Uno stradone con nessuno davanti, con nessuno alla nostre spalle. Nessuno che guida: solo uno sfondo che scorre davanti a noi confuso, ebbro di emozioni, veloce, irrazionale, a destra e a sinistra, incontro a noi. Ci porta dove le strade non hanno nome, perché non le conosciamo ancora, perché vogliono anche loro, per un istante, essere solcate dalla nostra impavida velocità, una notte.
E non sarà mai lo stesso. Perché è inutile voltarsi o mettere la retro. Un’invisibile forza d’inerzia ci spinge avanti, spesso contro la nostra volontà sconfinata.

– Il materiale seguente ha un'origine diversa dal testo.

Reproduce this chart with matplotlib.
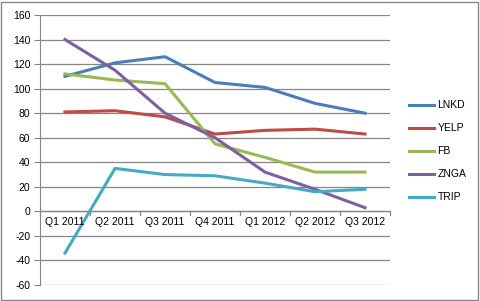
import numpy as np
import matplotlib
matplotlib.use("Agg")
from matplotlib import pyplot as plt
from matplotlib.patches import Rectangle

quarters = ["Q1 2011", "Q2 2011", "Q3 2011", "Q4 2011", "Q1 2012", "Q2 2012", "Q3 2012"]
lnkd = [110, 121, 126, 105, 101, 88, 80]
yelp = [81, 82, 77, 63, 66, 67, 63]
fb = [112, 107, 104, 55, 44, 32, 32]
znga = [140, 115, 80, 60, 32, 18, 3]
trip = [-34, 35, 30, 29, 23, 16, 18]

names = ["LNKD", "YELP", "FB", "ZNGA", "TRIP"]
series = [lnkd, yelp, fb, znga, trip]
colors = ["#4a7ebb", "#be4b48", "#98b954", "#7d60a0", "#46aac5"]

plt.rcParams['font.family'] = ['Liberation Sans', 'DejaVu Sans']
plt.rcParams['axes.unicode_minus'] = False
fig = plt.figure(figsize=(4.8, 3.01), dpi=100)
ax = fig.add_axes([40/480, 1-285/301, 350/480, 270/301])

x = np.arange(len(quarters))
for vals, name, c in zip(series, names, colors):
    ax.plot(x, vals, color=c, lw=2.2, label=name, solid_joinstyle="round")

ax.set_xlim(-0.5, len(quarters)-0.5)
ax.set_ylim(-60, 160)
ax.set_yticks(range(-60, 161, 20))
ax.yaxis.grid(True, color="#868686", lw=0.9)
ax.set_axisbelow(True)
for s in ["top", "right", "bottom"]:
    ax.spines[s].set_visible(False)
ax.spines["left"].set_color("#868686")
ax.tick_params(axis="y", length=4, color="#868686", labelsize=7.5, pad=3)
ax.set_xticks([])

# category axis drawn at y = 0
ax.axhline(0, color="#868686", lw=0.9, zorder=1)
for b in np.arange(-0.5, len(quarters), 1.0):
    ax.plot([b, b], [0, -3.3], color="#868686", lw=0.9, clip_on=False, zorder=1)
for i, q in enumerate(quarters):
    ax.text(i, -4.5, q, ha="center", va="top", fontsize=7.5, zorder=3)

leg = fig.legend(loc="upper left", bbox_to_anchor=(400/480, 1-91/301), frameon=False,
                 fontsize=7.5, handlelength=2.4, labelspacing=1.25, handletextpad=0.3)

fig.patches.append(Rectangle((0.002, 0.003), 0.994, 0.992, transform=fig.transFigure,
                             fill=False, edgecolor="#868686", lw=1))
fig.savefig("out.png", dpi=100)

Sulla tangenziale semideserta, dopo le tre, scorrono poche macchine.
Quante volte vorremmo tornare indietro per prendere quell’uscita che non abbiamo preso e vedere dove ci avrebbe portato?
Quante volte avremmo voluto prendere quel rosso, senza dare importanza all’incrocio, ma solo alla strada che ci aspetta davanti a noi?
Quante volte avremmo voluto giungere a quella meta, così rischiosa, piena di ostacoli, così timorosi mentre ci avviniamo, ma allo stesso tempo così desiderosi di arrivarci?
Quante volte avremmo voluto fermarci sul ciglio della strada, guardare quanta strada abbiamo percorso e non badare ad altro, non pensare al poco tempo rimasto per giungere a destinazione?
Invece no.
Una voce dentro di noi ci dice l’opposto. La nostra storia non è scritta. Il nostro destino non è fissato. Una pagina di un libro non finisce mai all’ultima riga. Una partita non finisce mai all’ultimo minuto.
Una strada, non finisce mai.
Perché ci ostiniamo ancora a proseguire lungo quella strada?
Perché poi, rimpiangiamo il viaggio?
Interrogativi senza sosta e senza risposta, intervallano il mio percorso, sotto luci che si alternano davanti a me. Cosi malinconico e dubbioso, consapevole del lungo cammino percorso finora, proseguo, non pensando più a nulla.
Sulla tangenziale semideserta, dopo le tre, scorrono poche macchine. Forse dovrei rallentare, guardare avanti e tenere il volante a due mani.
Forse dovrei essere più razionale, pensare meno e tornare a casa prima.